◆ Data for this task:
┌────────

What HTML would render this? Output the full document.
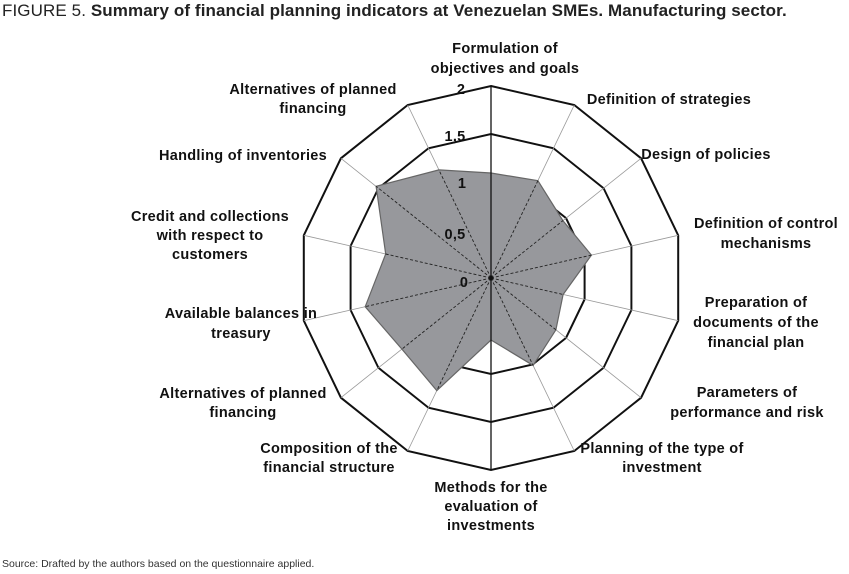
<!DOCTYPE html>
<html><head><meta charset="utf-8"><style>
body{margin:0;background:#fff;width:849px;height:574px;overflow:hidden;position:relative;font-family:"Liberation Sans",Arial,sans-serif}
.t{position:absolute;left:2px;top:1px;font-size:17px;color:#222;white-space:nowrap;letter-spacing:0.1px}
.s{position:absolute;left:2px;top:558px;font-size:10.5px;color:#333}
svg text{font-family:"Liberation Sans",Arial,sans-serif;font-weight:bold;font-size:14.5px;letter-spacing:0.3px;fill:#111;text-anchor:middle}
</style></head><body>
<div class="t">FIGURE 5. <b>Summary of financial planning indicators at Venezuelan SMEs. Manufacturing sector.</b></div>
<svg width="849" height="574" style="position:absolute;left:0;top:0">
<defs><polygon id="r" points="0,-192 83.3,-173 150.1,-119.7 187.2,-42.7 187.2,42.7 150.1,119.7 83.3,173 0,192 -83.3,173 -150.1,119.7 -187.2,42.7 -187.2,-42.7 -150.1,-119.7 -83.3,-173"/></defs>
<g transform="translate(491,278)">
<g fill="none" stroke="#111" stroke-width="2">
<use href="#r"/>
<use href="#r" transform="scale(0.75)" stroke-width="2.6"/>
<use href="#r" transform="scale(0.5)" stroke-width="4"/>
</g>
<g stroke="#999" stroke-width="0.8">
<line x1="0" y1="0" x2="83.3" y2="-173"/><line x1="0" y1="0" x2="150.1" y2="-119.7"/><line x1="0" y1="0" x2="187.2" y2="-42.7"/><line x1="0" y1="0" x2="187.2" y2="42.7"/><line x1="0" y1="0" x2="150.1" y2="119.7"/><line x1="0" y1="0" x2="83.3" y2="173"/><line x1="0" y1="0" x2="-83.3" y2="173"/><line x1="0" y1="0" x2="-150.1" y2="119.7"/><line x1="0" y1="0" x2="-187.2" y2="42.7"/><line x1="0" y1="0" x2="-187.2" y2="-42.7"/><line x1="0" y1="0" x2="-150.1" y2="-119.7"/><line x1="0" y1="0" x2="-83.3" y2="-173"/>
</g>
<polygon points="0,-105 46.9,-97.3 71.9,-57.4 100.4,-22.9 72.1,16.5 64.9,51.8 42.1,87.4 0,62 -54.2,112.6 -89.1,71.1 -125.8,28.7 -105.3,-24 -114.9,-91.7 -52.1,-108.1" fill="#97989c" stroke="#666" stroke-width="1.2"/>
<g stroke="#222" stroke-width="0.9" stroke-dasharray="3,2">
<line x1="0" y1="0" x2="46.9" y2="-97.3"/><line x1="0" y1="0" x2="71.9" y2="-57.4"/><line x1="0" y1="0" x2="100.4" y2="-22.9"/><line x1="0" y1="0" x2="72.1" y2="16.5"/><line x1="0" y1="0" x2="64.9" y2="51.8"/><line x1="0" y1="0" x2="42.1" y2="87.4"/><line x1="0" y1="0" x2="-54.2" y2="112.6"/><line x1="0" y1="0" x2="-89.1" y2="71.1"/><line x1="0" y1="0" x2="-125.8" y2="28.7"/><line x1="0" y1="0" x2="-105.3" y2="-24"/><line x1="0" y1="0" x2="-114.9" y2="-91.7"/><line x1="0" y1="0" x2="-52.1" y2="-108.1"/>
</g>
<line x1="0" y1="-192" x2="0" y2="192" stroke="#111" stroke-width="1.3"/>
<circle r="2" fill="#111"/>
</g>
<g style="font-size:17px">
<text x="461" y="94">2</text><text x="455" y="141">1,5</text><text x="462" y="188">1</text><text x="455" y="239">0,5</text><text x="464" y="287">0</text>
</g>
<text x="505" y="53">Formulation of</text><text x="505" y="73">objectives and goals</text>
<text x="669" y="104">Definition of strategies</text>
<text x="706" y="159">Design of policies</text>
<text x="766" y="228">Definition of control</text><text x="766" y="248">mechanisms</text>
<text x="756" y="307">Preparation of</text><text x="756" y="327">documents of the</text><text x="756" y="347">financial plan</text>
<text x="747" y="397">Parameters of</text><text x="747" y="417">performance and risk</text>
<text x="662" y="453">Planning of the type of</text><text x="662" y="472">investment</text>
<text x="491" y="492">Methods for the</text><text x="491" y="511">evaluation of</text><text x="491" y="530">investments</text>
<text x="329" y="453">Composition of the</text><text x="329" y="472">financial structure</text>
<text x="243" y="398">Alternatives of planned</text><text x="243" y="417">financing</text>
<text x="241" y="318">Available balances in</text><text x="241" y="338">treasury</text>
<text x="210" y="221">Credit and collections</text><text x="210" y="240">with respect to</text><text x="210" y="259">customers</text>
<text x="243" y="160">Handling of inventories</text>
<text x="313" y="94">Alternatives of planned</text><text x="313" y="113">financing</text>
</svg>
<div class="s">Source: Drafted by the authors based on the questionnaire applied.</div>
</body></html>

└────────
┌────────

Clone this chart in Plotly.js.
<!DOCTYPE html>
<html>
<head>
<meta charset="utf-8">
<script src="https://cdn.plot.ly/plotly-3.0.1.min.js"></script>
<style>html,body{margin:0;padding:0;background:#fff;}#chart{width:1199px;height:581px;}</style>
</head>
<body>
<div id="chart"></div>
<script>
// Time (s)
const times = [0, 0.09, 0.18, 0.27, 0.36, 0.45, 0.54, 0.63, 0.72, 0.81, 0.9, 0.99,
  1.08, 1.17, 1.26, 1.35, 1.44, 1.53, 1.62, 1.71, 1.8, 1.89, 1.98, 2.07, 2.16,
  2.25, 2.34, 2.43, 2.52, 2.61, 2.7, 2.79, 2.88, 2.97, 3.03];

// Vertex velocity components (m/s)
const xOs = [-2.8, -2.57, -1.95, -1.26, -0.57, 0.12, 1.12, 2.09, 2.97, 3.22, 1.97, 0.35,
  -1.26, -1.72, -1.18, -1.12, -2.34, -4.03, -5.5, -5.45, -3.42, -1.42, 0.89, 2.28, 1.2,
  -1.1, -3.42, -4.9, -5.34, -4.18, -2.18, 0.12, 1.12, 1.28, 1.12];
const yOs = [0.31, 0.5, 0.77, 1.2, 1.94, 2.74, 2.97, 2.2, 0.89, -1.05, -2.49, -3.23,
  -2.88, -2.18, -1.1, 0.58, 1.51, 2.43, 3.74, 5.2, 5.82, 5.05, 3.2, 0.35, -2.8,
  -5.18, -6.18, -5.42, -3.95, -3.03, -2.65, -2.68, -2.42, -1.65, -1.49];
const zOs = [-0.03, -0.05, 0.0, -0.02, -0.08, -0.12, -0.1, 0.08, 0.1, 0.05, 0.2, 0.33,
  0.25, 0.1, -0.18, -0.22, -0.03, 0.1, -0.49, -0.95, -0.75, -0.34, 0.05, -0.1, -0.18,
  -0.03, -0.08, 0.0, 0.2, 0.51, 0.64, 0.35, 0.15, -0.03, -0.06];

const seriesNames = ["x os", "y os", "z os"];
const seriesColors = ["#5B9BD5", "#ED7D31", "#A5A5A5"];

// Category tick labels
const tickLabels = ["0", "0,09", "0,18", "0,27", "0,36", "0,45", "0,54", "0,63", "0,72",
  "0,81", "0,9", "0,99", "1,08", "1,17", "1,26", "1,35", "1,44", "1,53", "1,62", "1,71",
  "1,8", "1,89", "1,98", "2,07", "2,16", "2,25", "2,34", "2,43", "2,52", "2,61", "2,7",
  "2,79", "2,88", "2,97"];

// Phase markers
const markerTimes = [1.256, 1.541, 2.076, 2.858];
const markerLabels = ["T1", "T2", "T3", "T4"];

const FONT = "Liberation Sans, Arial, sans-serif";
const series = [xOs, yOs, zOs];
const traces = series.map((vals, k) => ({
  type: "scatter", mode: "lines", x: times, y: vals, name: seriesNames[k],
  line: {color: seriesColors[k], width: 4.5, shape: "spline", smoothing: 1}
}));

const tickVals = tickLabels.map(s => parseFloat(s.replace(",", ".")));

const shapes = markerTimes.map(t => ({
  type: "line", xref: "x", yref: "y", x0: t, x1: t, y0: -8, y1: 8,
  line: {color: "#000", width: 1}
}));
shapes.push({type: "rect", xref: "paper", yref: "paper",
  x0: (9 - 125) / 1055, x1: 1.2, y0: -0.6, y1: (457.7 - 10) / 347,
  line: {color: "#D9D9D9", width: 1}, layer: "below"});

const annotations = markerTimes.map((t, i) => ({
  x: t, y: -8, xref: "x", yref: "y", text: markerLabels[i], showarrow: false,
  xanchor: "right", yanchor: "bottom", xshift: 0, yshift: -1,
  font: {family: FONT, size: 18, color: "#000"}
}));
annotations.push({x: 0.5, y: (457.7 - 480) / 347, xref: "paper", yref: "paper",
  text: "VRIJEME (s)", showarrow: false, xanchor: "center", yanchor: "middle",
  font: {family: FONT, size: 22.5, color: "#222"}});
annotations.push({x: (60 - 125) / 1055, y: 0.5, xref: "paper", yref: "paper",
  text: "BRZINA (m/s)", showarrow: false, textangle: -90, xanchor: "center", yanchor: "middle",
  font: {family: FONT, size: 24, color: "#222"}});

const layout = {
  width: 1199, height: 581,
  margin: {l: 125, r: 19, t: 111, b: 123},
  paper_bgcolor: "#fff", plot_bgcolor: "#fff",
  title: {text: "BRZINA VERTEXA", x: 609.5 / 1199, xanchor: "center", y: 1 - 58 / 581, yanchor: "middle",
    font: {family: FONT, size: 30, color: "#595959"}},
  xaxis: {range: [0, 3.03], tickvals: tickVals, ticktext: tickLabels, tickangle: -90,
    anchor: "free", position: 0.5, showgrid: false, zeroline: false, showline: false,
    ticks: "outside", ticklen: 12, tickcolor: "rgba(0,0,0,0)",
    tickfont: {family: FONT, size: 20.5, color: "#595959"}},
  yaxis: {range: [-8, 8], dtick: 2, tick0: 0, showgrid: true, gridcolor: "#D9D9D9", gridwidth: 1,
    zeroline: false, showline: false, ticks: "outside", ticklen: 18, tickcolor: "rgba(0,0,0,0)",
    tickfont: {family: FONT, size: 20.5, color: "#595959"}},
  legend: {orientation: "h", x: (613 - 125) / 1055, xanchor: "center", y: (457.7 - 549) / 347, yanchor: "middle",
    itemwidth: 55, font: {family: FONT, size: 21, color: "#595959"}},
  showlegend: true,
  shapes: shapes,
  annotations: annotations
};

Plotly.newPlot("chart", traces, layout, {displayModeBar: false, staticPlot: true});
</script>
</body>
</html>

└────────

◆ Direction: Exactly repeat the lines from the line with "Clone this chart in Plotly.js." to the line with "2.25, 2.34, 2.43, 2.52, 2.61, 2.7, 2.79, 2.88, 2.97, 3.03];", including both, and output nothing else.

◆ Exercise solution:
Clone this chart in Plotly.js.
<!DOCTYPE html>
<html>
<head>
<meta charset="utf-8">
<script src="https://cdn.plot.ly/plotly-3.0.1.min.js"></script>
<style>html,body{margin:0;padding:0;background:#fff;}#chart{width:1199px;height:581px;}</style>
</head>
<body>
<div id="chart"></div>
<script>
// Time (s)
const times = [0, 0.09, 0.18, 0.27, 0.36, 0.45, 0.54, 0.63, 0.72, 0.81, 0.9, 0.99,
  1.08, 1.17, 1.26, 1.35, 1.44, 1.53, 1.62, 1.71, 1.8, 1.89, 1.98, 2.07, 2.16,
  2.25, 2.34, 2.43, 2.52, 2.61, 2.7, 2.79, 2.88, 2.97, 3.03];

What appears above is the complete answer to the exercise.